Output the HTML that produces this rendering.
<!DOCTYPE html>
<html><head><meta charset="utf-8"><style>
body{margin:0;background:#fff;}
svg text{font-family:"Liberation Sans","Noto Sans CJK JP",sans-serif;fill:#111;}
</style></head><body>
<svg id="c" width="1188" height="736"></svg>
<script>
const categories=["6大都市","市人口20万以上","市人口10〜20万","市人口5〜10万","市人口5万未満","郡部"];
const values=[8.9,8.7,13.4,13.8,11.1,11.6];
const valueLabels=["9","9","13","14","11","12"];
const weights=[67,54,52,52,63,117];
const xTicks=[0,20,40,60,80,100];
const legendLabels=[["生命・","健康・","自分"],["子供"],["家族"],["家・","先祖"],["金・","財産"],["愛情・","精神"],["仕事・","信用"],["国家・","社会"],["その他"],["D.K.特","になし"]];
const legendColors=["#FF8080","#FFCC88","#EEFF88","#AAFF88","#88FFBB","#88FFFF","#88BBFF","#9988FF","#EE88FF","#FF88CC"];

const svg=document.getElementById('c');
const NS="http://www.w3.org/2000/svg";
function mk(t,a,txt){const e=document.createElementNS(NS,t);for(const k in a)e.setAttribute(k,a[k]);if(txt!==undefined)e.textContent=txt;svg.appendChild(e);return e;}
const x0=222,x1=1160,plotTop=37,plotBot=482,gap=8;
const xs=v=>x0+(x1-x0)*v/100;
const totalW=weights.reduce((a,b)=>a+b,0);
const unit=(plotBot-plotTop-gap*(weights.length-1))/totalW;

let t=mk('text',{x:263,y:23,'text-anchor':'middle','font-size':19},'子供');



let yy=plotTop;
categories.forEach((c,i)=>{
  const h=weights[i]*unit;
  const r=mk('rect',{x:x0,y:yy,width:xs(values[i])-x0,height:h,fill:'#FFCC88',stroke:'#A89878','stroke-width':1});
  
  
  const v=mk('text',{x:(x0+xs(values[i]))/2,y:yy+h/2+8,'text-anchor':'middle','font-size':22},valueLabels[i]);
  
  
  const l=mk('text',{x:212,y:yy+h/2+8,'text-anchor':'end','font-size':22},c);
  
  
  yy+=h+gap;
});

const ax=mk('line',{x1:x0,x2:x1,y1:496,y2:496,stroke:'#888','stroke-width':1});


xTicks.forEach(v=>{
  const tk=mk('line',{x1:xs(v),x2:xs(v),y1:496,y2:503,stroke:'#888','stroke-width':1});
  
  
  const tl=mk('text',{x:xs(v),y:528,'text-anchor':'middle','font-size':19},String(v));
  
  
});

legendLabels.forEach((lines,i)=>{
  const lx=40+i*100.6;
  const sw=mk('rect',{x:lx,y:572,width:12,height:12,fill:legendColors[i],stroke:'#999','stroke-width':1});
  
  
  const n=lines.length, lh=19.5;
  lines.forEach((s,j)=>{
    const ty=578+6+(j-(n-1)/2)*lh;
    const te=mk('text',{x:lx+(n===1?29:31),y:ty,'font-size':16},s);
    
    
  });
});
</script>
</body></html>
= = =
[PROBLEM TO WORK ON]
Every line of the material must be returned exactly as it appears.

[OUTPUT OF THE TASK]
Output the HTML that produces this rendering.
<!DOCTYPE html>
<html><head><meta charset="utf-8"><style>
body{margin:0;background:#fff;}
svg text{font-family:"Liberation Sans","Noto Sans CJK JP",sans-serif;fill:#111;}
</style></head><body>
<svg id="c" width="1188" height="736"></svg>
<script>
const categories=["6大都市","市人口20万以上","市人口10〜20万","市人口5〜10万","市人口5万未満","郡部"];
const values=[8.9,8.7,13.4,13.8,11.1,11.6];
const valueLabels=["9","9","13","14","11","12"];
const weights=[67,54,52,52,63,117];
const xTicks=[0,20,40,60,80,100];
const legendLabels=[["生命・","健康・","自分"],["子供"],["家族"],["家・","先祖"],["金・","財産"],["愛情・","精神"],["仕事・","信用"],["国家・","社会"],["その他"],["D.K.特","になし"]];
const legendColors=["#FF8080","#FFCC88","#EEFF88","#AAFF88","#88FFBB","#88FFFF","#88BBFF","#9988FF","#EE88FF","#FF88CC"];

const svg=document.getElementById('c');
const NS="http://www.w3.org/2000/svg";
function mk(t,a,txt){const e=document.createElementNS(NS,t);for(const k in a)e.setAttribute(k,a[k]);if(txt!==undefined)e.textContent=txt;svg.appendChild(e);return e;}
const x0=222,x1=1160,plotTop=37,plotBot=482,gap=8;
const xs=v=>x0+(x1-x0)*v/100;
const totalW=weights.reduce((a,b)=>a+b,0);
const unit=(plotBot-plotTop-gap*(weights.length-1))/totalW;

let t=mk('text',{x:263,y:23,'text-anchor':'middle','font-size':19},'子供');



let yy=plotTop;
categories.forEach((c,i)=>{
  const h=weights[i]*unit;
  const r=mk('rect',{x:x0,y:yy,width:xs(values[i])-x0,height:h,fill:'#FFCC88',stroke:'#A89878','stroke-width':1});
  
  
  const v=mk('text',{x:(x0+xs(values[i]))/2,y:yy+h/2+8,'text-anchor':'middle','font-size':22},valueLabels[i]);
  
  
  const l=mk('text',{x:212,y:yy+h/2+8,'text-anchor':'end','font-size':22},c);
  
  
  yy+=h+gap;
});

const ax=mk('line',{x1:x0,x2:x1,y1:496,y2:496,stroke:'#888','stroke-width':1});


xTicks.forEach(v=>{
  const tk=mk('line',{x1:xs(v),x2:xs(v),y1:496,y2:503,stroke:'#888','stroke-width':1});
  
  
  const tl=mk('text',{x:xs(v),y:528,'text-anchor':'middle','font-size':19},String(v));
  
  
});

legendLabels.forEach((lines,i)=>{
  const lx=40+i*100.6;
  const sw=mk('rect',{x:lx,y:572,width:12,height:12,fill:legendColors[i],stroke:'#999','stroke-width':1});
  
  
  const n=lines.length, lh=19.5;
  lines.forEach((s,j)=>{
    const ty=578+6+(j-(n-1)/2)*lh;
    const te=mk('text',{x:lx+(n===1?29:31),y:ty,'font-size':16},s);
    
    
  });
});
</script>
</body></html>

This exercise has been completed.